Stated goal:
Among the entries below, copy only the span from the line containing "Write a Python" through the line containing "import plotly.graph_objects as go". Do so exactly, and skip the pictures.

Listed entries:
** Start **
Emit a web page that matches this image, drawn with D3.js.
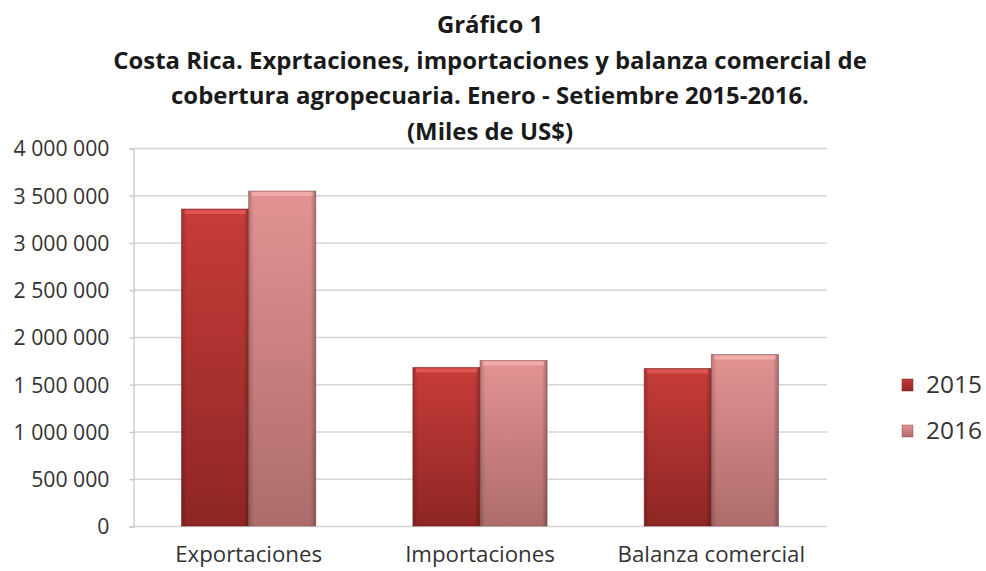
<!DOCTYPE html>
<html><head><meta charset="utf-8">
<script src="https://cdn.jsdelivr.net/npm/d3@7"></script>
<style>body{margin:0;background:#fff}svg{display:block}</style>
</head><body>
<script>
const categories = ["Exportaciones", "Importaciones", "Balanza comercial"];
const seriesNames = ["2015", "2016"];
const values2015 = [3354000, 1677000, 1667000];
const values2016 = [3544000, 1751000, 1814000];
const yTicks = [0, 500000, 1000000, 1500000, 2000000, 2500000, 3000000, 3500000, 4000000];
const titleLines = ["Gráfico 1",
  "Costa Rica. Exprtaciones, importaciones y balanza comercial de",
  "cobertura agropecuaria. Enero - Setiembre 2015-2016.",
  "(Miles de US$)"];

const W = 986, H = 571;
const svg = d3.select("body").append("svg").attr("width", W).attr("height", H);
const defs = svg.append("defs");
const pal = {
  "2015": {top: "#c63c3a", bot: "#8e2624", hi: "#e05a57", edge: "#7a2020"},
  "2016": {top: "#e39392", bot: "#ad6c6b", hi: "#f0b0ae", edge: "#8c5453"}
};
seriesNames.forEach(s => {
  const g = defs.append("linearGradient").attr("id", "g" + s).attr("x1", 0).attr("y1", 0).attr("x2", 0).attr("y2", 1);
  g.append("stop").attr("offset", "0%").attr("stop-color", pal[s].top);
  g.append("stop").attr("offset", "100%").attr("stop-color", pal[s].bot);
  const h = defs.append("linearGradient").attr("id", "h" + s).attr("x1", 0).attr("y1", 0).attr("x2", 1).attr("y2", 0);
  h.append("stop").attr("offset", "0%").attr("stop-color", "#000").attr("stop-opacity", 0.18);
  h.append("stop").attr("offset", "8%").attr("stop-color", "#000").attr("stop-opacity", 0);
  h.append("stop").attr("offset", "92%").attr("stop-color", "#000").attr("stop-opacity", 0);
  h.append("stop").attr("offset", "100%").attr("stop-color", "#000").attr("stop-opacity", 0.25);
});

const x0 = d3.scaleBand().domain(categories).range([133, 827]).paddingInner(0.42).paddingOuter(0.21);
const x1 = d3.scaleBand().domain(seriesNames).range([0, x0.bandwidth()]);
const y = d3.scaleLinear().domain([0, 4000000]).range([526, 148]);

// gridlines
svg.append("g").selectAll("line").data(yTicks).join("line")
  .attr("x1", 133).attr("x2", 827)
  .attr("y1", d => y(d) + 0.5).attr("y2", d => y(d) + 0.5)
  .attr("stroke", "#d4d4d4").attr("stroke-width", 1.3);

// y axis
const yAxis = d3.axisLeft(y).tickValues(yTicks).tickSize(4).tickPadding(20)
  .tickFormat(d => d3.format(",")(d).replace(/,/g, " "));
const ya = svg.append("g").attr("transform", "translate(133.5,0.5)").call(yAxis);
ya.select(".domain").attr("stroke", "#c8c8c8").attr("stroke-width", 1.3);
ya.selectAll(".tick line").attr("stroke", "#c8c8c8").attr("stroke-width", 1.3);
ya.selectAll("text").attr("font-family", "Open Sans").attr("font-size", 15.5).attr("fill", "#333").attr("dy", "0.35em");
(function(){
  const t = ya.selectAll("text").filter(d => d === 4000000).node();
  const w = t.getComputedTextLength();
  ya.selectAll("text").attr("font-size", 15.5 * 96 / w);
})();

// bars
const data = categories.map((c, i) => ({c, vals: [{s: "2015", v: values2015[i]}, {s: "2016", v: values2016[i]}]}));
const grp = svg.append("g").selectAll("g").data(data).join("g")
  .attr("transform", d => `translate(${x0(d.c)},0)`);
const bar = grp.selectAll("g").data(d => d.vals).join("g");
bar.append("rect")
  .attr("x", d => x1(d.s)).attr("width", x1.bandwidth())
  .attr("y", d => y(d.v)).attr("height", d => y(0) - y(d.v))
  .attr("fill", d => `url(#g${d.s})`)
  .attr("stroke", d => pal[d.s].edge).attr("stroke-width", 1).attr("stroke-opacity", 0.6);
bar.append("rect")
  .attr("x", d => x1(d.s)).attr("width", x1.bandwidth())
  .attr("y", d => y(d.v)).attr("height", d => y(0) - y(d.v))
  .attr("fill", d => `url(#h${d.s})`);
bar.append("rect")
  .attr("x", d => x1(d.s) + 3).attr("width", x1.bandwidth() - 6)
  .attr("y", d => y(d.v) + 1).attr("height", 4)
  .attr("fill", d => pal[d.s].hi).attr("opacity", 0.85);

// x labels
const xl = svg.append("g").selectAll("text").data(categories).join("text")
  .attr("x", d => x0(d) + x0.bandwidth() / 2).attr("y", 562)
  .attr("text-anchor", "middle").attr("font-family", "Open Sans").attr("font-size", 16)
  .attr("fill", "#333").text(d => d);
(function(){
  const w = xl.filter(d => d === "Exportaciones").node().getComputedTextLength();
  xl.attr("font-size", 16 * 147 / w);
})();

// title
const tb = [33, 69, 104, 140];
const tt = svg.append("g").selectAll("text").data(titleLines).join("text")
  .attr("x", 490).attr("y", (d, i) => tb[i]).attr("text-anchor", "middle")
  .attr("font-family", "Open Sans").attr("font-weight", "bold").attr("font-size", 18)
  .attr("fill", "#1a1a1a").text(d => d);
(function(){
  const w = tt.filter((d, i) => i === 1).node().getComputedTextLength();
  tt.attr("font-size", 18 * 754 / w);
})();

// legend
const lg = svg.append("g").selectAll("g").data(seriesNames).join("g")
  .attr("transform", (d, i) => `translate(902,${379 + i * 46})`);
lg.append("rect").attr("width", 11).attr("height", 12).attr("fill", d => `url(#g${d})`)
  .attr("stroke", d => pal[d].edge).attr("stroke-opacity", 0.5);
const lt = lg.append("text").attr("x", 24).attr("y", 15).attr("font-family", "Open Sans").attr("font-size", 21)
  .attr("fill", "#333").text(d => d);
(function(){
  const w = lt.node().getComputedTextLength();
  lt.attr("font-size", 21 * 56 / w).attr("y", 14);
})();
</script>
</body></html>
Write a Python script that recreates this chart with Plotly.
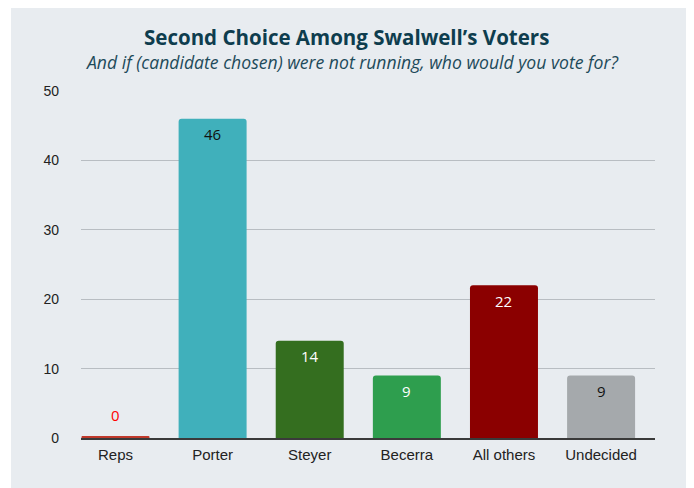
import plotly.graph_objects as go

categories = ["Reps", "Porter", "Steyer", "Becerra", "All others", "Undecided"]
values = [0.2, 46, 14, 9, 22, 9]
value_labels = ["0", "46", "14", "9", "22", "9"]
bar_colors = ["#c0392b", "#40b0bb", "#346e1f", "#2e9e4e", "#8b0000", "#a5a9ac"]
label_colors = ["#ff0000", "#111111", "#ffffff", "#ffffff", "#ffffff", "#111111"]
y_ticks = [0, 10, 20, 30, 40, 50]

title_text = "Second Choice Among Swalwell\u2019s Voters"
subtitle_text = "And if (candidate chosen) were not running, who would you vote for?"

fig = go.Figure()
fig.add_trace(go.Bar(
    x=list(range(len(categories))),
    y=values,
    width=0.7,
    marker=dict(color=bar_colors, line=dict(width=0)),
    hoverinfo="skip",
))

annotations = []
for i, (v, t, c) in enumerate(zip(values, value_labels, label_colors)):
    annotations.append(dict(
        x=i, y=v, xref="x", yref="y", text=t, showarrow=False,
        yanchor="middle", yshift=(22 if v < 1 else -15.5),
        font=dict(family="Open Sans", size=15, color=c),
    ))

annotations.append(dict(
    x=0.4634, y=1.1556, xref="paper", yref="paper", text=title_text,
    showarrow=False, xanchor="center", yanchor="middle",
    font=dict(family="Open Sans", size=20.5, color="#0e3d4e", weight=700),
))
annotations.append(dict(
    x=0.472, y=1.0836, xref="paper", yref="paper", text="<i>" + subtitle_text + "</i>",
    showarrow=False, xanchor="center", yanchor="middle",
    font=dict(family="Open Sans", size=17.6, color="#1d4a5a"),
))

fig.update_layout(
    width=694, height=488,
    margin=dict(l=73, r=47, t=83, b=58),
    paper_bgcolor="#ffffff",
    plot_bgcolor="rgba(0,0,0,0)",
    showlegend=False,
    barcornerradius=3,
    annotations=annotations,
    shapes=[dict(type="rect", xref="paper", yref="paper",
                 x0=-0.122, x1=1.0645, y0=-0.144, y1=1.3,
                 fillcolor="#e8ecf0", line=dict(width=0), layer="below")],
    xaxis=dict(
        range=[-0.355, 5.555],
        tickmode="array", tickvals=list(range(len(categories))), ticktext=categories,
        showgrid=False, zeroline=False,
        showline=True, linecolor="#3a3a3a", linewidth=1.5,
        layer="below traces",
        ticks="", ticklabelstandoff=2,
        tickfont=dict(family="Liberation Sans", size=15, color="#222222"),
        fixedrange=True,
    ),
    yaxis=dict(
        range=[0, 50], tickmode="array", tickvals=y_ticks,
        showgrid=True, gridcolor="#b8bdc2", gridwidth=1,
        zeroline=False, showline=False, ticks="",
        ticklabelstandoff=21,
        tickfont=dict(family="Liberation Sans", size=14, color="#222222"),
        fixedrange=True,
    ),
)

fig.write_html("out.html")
** End **
Task response:
Write a Python script that recreates this chart with Plotly.
import plotly.graph_objects as go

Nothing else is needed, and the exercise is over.